+++ Information given

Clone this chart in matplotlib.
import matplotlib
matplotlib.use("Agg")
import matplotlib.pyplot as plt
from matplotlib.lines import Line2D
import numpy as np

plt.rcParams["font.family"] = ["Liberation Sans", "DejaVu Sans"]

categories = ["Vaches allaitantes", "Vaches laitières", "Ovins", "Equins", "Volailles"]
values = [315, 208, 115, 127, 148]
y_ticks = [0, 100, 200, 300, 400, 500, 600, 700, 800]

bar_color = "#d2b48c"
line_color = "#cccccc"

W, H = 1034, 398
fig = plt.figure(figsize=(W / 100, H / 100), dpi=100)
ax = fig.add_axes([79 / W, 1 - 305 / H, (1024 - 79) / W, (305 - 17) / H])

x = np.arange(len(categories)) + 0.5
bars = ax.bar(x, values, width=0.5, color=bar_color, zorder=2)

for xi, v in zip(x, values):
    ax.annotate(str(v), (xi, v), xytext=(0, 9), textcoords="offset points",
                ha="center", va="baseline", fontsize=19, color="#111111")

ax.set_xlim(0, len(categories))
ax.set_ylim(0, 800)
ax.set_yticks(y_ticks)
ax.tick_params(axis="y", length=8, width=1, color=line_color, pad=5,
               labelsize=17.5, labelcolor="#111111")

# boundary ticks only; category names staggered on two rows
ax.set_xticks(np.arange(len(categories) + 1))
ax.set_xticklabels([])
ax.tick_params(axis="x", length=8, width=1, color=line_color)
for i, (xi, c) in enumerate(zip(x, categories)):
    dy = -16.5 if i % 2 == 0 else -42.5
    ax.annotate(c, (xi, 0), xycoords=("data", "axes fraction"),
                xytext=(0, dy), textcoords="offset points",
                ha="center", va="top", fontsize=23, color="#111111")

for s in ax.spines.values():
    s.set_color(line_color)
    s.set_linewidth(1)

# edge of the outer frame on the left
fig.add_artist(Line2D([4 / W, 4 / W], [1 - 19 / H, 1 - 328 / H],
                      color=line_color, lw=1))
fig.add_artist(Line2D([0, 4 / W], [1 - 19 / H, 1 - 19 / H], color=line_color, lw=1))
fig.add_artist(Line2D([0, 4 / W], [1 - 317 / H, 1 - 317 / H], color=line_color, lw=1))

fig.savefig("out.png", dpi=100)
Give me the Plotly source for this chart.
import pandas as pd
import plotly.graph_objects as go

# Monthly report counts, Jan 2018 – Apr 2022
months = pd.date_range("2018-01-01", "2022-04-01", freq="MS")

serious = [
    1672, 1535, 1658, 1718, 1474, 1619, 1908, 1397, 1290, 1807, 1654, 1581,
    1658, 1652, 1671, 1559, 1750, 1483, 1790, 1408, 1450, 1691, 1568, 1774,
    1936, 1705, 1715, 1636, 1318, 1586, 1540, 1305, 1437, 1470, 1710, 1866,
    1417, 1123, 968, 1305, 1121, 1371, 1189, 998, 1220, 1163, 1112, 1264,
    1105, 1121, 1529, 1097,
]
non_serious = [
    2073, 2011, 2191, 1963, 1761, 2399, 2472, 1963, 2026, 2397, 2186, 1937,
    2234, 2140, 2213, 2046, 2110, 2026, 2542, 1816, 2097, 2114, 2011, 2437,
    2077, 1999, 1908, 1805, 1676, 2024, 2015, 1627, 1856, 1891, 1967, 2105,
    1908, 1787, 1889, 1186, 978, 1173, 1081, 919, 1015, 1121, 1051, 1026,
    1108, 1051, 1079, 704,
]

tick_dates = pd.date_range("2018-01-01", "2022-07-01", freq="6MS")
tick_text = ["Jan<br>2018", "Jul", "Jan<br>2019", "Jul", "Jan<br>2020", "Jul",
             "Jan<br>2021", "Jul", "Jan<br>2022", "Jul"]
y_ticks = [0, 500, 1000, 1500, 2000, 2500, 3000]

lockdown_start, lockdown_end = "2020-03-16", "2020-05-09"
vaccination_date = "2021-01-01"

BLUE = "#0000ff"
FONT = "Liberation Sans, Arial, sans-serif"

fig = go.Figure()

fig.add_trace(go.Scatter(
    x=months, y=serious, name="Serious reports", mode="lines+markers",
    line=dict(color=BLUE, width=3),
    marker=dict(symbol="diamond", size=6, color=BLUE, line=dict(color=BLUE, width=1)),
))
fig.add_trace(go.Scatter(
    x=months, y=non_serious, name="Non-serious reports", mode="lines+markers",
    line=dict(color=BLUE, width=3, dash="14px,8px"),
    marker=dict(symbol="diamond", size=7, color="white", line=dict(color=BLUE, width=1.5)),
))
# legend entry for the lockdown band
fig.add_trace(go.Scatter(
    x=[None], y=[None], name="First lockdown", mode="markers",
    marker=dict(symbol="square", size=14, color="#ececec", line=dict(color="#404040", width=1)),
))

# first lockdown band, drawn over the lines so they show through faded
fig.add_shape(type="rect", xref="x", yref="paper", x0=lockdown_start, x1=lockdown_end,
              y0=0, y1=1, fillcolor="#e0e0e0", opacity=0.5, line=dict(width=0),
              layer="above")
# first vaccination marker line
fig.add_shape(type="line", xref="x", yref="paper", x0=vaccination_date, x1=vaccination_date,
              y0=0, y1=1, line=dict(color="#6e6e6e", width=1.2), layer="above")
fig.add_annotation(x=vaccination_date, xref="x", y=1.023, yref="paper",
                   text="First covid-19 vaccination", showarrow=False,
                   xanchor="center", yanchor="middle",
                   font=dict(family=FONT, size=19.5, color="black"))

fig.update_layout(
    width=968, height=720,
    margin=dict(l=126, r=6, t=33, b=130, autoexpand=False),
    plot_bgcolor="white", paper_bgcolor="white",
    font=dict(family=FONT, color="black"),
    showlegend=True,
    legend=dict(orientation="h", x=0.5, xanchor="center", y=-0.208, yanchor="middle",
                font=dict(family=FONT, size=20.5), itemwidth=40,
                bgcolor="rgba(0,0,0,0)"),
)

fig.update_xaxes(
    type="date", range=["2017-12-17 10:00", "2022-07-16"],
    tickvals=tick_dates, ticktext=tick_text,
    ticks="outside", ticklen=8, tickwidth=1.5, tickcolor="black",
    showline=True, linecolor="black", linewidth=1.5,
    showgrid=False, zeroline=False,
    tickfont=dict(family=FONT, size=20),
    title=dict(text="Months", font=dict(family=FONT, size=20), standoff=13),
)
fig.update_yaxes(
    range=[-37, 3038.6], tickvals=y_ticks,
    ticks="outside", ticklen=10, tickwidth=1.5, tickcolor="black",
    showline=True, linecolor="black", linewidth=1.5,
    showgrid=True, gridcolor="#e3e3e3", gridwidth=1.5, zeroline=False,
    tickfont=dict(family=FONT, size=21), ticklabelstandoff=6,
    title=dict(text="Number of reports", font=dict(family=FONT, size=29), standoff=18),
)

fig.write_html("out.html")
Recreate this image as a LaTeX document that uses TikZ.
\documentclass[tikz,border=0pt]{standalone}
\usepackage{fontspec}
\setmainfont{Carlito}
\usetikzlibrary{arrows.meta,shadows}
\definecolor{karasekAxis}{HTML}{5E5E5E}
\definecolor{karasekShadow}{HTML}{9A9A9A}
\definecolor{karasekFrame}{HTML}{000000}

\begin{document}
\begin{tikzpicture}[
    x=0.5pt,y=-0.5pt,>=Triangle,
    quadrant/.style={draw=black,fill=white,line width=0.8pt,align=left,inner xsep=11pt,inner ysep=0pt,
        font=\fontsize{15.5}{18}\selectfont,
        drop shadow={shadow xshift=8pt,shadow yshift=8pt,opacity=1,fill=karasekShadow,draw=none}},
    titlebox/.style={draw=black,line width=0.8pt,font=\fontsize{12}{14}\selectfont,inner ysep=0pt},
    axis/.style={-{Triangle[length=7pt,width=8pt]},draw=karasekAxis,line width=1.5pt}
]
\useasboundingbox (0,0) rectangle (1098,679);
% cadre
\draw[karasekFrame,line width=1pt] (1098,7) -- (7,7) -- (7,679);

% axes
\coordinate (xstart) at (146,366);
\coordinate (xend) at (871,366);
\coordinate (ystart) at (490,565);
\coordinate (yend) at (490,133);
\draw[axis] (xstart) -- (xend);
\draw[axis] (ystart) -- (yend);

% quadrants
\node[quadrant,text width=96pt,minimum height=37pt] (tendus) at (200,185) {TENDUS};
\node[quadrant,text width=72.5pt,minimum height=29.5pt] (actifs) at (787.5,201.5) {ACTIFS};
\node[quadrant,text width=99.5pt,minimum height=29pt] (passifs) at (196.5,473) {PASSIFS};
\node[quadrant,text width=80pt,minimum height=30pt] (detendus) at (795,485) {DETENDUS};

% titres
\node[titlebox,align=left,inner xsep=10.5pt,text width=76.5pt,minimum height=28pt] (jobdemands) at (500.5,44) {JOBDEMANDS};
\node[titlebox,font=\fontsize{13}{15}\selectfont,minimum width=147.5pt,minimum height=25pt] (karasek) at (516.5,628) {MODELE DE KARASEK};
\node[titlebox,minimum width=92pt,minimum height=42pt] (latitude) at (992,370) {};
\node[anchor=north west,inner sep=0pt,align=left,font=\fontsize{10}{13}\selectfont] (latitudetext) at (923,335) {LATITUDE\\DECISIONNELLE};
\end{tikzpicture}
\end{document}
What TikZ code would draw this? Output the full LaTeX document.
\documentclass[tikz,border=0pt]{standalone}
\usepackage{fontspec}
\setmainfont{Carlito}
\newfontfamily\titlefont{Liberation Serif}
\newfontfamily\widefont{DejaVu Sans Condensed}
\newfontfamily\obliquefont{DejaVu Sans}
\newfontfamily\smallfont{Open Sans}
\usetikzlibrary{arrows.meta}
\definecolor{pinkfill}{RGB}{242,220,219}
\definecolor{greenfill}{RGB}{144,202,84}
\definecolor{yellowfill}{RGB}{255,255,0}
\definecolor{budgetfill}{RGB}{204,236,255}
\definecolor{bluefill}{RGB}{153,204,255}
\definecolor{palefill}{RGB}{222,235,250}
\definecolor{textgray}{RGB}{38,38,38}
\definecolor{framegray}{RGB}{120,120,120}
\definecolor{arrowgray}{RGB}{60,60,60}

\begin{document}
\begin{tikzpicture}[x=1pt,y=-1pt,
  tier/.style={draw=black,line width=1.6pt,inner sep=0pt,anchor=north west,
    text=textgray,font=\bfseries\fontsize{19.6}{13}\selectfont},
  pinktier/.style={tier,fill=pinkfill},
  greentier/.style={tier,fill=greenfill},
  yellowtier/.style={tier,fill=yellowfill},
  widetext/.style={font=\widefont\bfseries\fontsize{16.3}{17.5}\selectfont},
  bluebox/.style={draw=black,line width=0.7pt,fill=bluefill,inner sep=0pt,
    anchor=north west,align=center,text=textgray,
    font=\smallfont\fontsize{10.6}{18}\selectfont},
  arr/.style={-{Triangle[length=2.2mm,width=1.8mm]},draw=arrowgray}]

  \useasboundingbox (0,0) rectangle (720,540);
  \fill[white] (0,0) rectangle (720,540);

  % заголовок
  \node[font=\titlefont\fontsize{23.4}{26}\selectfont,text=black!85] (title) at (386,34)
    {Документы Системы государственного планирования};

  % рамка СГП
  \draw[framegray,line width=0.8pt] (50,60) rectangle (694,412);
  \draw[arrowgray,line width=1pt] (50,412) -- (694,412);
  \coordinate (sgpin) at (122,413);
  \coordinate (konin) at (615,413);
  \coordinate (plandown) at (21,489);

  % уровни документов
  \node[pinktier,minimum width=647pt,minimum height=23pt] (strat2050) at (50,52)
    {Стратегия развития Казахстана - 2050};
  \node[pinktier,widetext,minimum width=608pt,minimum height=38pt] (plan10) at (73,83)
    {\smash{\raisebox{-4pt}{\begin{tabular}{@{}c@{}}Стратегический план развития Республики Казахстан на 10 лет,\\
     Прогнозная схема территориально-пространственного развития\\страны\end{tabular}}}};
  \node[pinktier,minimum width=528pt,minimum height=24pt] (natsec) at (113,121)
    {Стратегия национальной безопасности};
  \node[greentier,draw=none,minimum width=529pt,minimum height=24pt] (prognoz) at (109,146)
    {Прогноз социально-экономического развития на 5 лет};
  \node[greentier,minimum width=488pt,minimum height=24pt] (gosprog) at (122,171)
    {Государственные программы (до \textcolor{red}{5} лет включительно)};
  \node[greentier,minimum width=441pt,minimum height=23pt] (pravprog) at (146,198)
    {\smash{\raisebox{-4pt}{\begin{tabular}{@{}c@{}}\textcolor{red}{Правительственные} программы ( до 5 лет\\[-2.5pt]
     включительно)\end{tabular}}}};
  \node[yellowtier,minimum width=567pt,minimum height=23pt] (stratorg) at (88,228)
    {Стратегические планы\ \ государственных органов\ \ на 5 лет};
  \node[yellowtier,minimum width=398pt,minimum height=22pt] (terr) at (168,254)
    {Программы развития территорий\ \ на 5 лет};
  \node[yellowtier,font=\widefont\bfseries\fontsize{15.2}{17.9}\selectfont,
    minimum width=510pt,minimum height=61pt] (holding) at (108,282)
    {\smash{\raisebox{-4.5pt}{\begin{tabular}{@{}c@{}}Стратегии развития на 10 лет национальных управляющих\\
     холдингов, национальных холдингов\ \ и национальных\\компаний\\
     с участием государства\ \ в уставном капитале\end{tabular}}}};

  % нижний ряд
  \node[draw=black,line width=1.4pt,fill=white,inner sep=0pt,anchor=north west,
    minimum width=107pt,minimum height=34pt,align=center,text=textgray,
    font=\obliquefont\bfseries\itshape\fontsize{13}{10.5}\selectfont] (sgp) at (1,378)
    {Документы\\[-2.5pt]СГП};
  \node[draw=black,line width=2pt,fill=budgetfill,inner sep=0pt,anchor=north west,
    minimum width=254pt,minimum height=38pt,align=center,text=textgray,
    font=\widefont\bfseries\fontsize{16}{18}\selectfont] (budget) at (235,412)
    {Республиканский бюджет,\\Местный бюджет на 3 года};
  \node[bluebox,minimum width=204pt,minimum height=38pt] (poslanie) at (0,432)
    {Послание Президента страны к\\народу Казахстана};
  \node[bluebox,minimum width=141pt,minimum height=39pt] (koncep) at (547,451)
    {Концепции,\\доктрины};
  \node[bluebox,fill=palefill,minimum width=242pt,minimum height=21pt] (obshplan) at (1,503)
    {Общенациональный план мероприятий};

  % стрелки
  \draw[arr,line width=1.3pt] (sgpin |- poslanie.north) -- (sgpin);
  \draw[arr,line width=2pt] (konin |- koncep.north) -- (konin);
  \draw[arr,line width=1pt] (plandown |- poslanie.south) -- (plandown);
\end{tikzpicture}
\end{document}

++++++

Task instructions :: Set down, without any change, only the lines from the line that holds "What TikZ code" through the line that holds "(plandown) at (21,489);", both lines included.

Task result ::
What TikZ code would draw this? Output the full LaTeX document.
\documentclass[tikz,border=0pt]{standalone}
\usepackage{fontspec}
\setmainfont{Carlito}
\newfontfamily\titlefont{Liberation Serif}
\newfontfamily\widefont{DejaVu Sans Condensed}
\newfontfamily\obliquefont{DejaVu Sans}
\newfontfamily\smallfont{Open Sans}
\usetikzlibrary{arrows.meta}
\definecolor{pinkfill}{RGB}{242,220,219}
\definecolor{greenfill}{RGB}{144,202,84}
\definecolor{yellowfill}{RGB}{255,255,0}
\definecolor{budgetfill}{RGB}{204,236,255}
\definecolor{bluefill}{RGB}{153,204,255}
\definecolor{palefill}{RGB}{222,235,250}
\definecolor{textgray}{RGB}{38,38,38}
\definecolor{framegray}{RGB}{120,120,120}
\definecolor{arrowgray}{RGB}{60,60,60}

\begin{document}
\begin{tikzpicture}[x=1pt,y=-1pt,
  tier/.style={draw=black,line width=1.6pt,inner sep=0pt,anchor=north west,
    text=textgray,font=\bfseries\fontsize{19.6}{13}\selectfont},
  pinktier/.style={tier,fill=pinkfill},
  greentier/.style={tier,fill=greenfill},
  yellowtier/.style={tier,fill=yellowfill},
  widetext/.style={font=\widefont\bfseries\fontsize{16.3}{17.5}\selectfont},
  bluebox/.style={draw=black,line width=0.7pt,fill=bluefill,inner sep=0pt,
    anchor=north west,align=center,text=textgray,
    font=\smallfont\fontsize{10.6}{18}\selectfont},
  arr/.style={-{Triangle[length=2.2mm,width=1.8mm]},draw=arrowgray}]

  \useasboundingbox (0,0) rectangle (720,540);
  \fill[white] (0,0) rectangle (720,540);

  % заголовок
  \node[font=\titlefont\fontsize{23.4}{26}\selectfont,text=black!85] (title) at (386,34)
    {Документы Системы государственного планирования};

  % рамка СГП
  \draw[framegray,line width=0.8pt] (50,60) rectangle (694,412);
  \draw[arrowgray,line width=1pt] (50,412) -- (694,412);
  \coordinate (sgpin) at (122,413);
  \coordinate (konin) at (615,413);
  \coordinate (plandown) at (21,489);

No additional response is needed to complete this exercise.